Watch Commander Stuart McNiven is working with the Scottish Fire and Rescue Service’s partners and charities such as LGBT Youth Scotland to tackle discrimination across Falkirk and West Lothian.
Stuart began working with LGBT+ groups in 2017, and saw how offensive graffiti, verbal bullying and discrimination could impact the mental health of young people.
Now Stuart is working closely with LGBT+ youth, to support them in their health and wellbeing, give advice and educate other young people about LGBT+ issues.
He said: “Having family members in the LGBT community might explain it, but when I found there had been a brief, but significant, spike in hate crimes against LGBT+ youths in the area I wanted to get involved.
“There was offensive graffiti and insults being shouted at young people who already had mental health issues and were being socially isolated in one way or another.”
Stuart began working with LGBT Youth Scotland. Scotland’s national charity for LGBT+ young people and play a leading role in the provision of quality youth work for them that promotes their health and wellbeing.
He continued: “We ran awareness sessions around gender pronouns and certain hot topics that were affecting young LGBT+ people, which culminated in an evening at Falkirk Fire Station.
“There were firefighters in attendance that night with more than 25 years’ service and children older than the young people they were learning from. Moments like that leave an indelible mark on you.”
More than three years later, Stuart continues his work as an LGBT+ ally with young members of the LGBT+ community and has joined the SFRS LGBT employee network to help his colleagues too.
Talking about why he joined, Stuart said: “Being a white, straight man, I’ve never had to deal with physical or mental harm because of my gender or sexual DNA. But when you join the fire service, you're driven by a duty to help cure the ills of what causes inequalities in society.
“We don’t have magic wands but we're a motivated workforce with the ability to identify danger, risk or harm and we’re armed with the power to take steps to help alleviate those things.”
In his spare time, Stuart works closely with an LGBT+ youth group in West Lothian called the Glitter Cannons, but says the pandemic has changed how they interact.
He said: “The group is run by some absolutely wonderful people. We had big plans for 2020, which included delivering lots of two-way training, but naturally COVID-19 has restricted what we can do.
“We keep in touch and maintain links to ensure no-one feels isolated, finding time for others during the pandemic can go such a long way.”
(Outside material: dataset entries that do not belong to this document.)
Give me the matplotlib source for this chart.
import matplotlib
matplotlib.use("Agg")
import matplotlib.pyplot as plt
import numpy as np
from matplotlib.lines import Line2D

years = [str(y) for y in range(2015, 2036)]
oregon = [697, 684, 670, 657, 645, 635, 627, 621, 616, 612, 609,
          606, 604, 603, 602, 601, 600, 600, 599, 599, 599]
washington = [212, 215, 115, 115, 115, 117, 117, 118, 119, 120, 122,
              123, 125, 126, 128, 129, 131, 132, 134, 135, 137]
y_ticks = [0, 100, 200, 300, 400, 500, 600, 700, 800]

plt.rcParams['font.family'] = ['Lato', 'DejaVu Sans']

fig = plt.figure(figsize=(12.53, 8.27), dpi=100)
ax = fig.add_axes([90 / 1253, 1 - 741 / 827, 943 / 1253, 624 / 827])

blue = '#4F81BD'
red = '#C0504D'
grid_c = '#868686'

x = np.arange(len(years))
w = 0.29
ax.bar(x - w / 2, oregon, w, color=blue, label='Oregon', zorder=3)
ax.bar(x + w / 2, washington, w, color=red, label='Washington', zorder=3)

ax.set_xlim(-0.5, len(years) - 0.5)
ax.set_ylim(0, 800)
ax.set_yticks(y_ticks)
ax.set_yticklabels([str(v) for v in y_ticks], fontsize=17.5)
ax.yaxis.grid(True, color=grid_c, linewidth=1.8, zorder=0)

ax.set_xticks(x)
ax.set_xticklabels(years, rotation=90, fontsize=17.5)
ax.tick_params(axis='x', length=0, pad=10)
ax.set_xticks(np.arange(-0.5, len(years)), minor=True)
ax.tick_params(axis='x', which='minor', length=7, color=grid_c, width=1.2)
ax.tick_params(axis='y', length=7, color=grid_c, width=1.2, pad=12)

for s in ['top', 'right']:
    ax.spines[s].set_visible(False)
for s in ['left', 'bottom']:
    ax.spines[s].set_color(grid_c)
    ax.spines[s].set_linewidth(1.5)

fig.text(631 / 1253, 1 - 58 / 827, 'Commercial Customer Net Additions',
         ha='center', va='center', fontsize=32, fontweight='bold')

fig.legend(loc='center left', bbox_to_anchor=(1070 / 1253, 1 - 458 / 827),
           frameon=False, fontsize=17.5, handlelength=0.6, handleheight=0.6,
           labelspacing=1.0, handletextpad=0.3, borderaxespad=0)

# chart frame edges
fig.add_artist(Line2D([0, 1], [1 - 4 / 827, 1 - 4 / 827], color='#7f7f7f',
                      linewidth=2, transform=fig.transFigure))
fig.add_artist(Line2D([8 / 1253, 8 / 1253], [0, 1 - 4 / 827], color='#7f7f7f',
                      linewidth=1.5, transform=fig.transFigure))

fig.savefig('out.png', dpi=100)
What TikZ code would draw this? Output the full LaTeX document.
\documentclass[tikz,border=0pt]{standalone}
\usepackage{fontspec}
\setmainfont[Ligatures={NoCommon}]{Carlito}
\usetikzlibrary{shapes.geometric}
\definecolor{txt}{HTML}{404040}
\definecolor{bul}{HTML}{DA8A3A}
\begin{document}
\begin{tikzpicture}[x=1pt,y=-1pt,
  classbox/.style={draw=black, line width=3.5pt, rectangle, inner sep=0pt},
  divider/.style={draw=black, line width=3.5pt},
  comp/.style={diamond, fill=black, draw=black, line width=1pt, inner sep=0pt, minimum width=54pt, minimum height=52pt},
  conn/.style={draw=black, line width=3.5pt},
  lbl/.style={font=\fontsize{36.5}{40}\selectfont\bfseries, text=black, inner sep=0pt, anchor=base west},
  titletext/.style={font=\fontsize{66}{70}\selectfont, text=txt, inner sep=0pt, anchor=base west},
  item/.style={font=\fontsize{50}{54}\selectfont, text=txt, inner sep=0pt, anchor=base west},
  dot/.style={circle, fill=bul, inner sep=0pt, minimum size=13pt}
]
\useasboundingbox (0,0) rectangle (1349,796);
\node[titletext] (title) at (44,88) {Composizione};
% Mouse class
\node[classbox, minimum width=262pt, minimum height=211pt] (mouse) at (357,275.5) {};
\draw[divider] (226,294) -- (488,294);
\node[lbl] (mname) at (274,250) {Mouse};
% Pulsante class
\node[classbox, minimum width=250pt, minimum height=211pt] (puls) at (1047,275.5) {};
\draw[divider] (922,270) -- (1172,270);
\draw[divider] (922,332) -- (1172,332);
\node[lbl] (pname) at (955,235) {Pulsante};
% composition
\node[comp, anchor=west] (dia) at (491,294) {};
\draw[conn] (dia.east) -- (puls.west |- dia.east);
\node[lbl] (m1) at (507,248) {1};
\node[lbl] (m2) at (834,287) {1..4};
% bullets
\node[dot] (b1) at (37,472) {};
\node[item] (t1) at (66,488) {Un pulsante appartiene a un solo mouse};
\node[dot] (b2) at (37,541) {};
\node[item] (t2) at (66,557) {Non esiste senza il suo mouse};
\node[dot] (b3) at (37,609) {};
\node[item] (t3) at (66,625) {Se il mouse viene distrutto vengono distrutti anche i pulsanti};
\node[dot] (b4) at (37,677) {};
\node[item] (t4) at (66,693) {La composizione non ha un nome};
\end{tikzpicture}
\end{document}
In 2020, many Pride events were cancelled or went virtual for the first time. Stuart is on the committee for West Lothian Pride, which went virtual and the service showed great support for the event.
Stuart explained: “Colleagues across the service showed their support for the event, including the Chief Officer whose message went a long way with the audience.”
The role of an LGBT+ ally is different for everyone, for Stuart it’s about being inclusive and supportive.
He said: “Someone once said to me, ‘allies have a far greater impact when it comes to helping the fight for true equality and one can’t take that lightly’, and it’s always stuck with me.
“I would ask others to consider if they could be an ally, and also say to anyone out there who is struggling – there is help available.”